While `as` *works* on field-less enums, it's not that great there either.
It has the fundamental problem that you have to write out the target type that you want,
and the wrong one will silently truncate. This hits the same general "`as` is error-prone"
theme that is pushing people away from using `as` to using more-specific things
instead that are either lossless or clearer, to help avoid mistakes.
If this exists, I wouldn't be surprised to see people using `foo.enum#discriminant`
even in places where `foo as u8` works and is shorter since you don't have to think
"what was the `repr` of this, again?" and you just get the right thing.
Should the enum's declared `repr` not be the type you actually want, you can always
use `.enum#discriminant` and *then* `as` cast it -- or hopefully `.into()` or
something else with clearer intent -- into the type you need.
# Prior art
[prior-art]: #prior-art
C++'s `std::variant` has an [`index`](https://en.cppreference.com/w/cpp/utility/variant/index)
method, which always returns `std::size_t` since there's no custom discriminants.
(It's more like what rustc calls a *variant index* internally.)
# Unresolved questions
[unresolved-questions]: #unresolved-questions
- Is auto-deref worth it?
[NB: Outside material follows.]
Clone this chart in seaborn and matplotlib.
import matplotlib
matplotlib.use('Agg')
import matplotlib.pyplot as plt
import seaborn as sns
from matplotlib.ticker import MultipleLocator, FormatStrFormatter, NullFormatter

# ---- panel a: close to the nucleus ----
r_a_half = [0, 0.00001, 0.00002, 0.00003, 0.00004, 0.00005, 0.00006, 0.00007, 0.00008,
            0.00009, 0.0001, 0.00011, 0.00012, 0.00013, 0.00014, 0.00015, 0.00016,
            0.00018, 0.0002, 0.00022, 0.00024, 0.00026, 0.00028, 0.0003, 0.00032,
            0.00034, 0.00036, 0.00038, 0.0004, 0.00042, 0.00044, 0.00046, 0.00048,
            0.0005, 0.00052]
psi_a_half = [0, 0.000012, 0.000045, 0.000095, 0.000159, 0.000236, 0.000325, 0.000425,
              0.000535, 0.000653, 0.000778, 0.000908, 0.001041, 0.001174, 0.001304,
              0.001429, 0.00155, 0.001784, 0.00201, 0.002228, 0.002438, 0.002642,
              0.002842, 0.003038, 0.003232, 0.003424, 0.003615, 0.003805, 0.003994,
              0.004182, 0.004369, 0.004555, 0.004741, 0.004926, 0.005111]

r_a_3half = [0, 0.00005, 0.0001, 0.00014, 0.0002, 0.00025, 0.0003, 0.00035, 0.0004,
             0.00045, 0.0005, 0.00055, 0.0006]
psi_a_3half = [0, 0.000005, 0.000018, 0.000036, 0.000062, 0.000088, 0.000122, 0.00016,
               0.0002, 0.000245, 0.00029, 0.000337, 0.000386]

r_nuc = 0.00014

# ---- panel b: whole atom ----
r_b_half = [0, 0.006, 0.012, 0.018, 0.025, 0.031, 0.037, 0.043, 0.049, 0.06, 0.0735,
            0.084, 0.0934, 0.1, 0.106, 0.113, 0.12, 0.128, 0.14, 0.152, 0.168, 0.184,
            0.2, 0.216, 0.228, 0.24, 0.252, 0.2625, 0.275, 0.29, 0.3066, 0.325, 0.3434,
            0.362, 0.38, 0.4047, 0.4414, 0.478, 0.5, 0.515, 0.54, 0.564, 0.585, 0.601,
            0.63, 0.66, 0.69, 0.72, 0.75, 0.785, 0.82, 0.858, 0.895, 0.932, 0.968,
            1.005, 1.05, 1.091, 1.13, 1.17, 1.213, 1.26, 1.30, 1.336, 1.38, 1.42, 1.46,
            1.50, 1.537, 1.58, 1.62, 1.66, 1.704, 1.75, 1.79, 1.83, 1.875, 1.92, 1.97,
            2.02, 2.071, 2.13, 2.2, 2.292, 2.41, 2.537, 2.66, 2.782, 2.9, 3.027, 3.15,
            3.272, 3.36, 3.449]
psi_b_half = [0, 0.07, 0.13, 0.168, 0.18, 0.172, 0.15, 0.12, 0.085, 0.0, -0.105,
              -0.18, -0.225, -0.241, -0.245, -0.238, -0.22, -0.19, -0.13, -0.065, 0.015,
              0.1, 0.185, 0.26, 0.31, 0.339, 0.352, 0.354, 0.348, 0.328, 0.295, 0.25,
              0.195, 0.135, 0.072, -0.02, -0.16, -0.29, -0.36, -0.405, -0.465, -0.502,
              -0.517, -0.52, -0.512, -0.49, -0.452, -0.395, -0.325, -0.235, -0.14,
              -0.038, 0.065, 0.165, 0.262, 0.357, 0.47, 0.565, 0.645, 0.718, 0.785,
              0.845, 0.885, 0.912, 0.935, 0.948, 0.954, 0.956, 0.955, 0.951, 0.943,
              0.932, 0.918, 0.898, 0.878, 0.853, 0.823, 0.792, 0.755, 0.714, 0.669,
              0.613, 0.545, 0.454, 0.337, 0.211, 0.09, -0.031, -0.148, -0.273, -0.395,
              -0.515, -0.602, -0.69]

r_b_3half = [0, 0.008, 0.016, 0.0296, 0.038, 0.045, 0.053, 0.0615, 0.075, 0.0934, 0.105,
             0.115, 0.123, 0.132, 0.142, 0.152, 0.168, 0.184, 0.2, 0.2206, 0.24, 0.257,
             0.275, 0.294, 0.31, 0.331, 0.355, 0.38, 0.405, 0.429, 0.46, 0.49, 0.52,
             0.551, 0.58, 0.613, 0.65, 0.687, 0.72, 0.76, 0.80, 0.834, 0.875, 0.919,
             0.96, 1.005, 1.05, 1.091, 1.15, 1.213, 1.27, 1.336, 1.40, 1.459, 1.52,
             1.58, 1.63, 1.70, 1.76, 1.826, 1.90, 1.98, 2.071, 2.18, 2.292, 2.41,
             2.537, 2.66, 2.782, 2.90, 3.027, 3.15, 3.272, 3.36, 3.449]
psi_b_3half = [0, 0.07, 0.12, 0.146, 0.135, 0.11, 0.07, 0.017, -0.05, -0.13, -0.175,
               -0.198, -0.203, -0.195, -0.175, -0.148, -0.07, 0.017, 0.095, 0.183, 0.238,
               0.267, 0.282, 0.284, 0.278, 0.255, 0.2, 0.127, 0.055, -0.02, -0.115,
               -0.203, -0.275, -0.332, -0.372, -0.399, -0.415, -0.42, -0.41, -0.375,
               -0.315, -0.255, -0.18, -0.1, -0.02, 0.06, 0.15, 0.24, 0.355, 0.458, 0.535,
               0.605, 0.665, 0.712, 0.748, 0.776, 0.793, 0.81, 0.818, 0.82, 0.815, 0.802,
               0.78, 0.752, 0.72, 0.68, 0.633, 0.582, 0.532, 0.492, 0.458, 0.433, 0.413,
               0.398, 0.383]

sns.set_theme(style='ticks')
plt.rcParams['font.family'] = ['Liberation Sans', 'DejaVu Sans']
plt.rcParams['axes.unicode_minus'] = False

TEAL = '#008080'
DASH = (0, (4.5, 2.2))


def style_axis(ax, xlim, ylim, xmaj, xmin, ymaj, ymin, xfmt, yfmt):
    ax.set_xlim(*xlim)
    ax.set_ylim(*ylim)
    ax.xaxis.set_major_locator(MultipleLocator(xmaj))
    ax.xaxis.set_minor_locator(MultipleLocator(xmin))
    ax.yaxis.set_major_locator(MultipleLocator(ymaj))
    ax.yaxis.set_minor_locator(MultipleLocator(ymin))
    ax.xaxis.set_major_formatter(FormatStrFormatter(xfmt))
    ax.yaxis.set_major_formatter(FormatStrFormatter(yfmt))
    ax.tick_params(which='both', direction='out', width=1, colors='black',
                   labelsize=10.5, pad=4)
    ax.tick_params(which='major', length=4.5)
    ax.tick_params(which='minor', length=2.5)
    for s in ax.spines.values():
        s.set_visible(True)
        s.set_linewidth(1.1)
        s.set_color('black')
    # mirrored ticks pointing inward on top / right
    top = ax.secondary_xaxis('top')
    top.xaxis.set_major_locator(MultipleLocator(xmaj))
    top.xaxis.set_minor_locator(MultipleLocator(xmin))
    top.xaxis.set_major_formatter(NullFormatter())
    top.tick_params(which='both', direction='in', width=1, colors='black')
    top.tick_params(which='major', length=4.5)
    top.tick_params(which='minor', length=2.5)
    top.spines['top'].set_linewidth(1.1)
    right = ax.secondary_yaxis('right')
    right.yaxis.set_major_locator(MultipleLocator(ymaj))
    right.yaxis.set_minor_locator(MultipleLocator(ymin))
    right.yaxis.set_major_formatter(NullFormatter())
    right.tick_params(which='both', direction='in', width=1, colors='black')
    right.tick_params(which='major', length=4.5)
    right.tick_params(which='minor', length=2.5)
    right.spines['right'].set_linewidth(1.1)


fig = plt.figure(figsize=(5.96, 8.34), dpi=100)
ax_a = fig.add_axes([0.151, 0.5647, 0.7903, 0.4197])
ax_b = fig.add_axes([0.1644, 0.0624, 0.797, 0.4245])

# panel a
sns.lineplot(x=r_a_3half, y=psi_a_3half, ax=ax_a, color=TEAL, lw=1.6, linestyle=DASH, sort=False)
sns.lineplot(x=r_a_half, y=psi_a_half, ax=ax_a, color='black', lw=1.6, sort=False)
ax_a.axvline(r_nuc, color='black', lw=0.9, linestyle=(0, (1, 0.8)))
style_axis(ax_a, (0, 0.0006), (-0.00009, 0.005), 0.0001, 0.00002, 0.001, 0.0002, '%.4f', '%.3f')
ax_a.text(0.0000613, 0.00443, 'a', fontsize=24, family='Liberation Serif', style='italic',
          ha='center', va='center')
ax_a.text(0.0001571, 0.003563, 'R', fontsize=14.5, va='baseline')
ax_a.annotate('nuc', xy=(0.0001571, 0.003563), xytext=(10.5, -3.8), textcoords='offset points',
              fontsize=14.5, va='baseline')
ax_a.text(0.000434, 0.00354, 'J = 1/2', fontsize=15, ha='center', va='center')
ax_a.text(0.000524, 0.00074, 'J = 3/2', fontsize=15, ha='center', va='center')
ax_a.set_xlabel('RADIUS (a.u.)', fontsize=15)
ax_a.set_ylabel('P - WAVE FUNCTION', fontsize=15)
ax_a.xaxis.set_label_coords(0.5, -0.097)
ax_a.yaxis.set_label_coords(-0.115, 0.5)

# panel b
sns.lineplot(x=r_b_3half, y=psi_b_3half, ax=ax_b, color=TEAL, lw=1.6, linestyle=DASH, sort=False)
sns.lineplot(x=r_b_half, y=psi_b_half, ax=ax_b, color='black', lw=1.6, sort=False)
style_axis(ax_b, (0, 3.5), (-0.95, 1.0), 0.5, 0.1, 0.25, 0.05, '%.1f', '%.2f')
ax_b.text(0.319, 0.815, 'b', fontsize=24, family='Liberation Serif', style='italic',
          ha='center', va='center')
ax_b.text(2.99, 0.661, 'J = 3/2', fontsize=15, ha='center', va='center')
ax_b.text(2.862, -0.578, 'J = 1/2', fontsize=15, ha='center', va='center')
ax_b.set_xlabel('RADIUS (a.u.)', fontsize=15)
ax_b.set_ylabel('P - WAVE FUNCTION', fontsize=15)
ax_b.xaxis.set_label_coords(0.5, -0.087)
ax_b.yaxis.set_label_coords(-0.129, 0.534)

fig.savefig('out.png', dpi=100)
I would propose leaving it in the RFC for merging,
as wanting to use this on `&Enum` will be common, but if in the course of
implementing it's particularly annoying then stabilizing without it would
be tolerable, since error messages could suggest the correct thing.
# Future possibilities
[future-possibilities]: #future-possibilities
If this turns out to work well, there's a variety of related properties of things
which could be added in ways similar to this.
For example, you could imagine `MyEnum::enum#VARIANT_COUNT` saying how many variants
are declared, `MyEnum::enum#ReprType` to get the type of the discriminant, or
`my_enum.enum#variant_index` to get the declaration-order index of the variant
(as opposed to its *discriminant* value).
Those are *much* easier to generate with a proc macro, however, so are not included
in this RFC. They would need separate motivation from what's done here.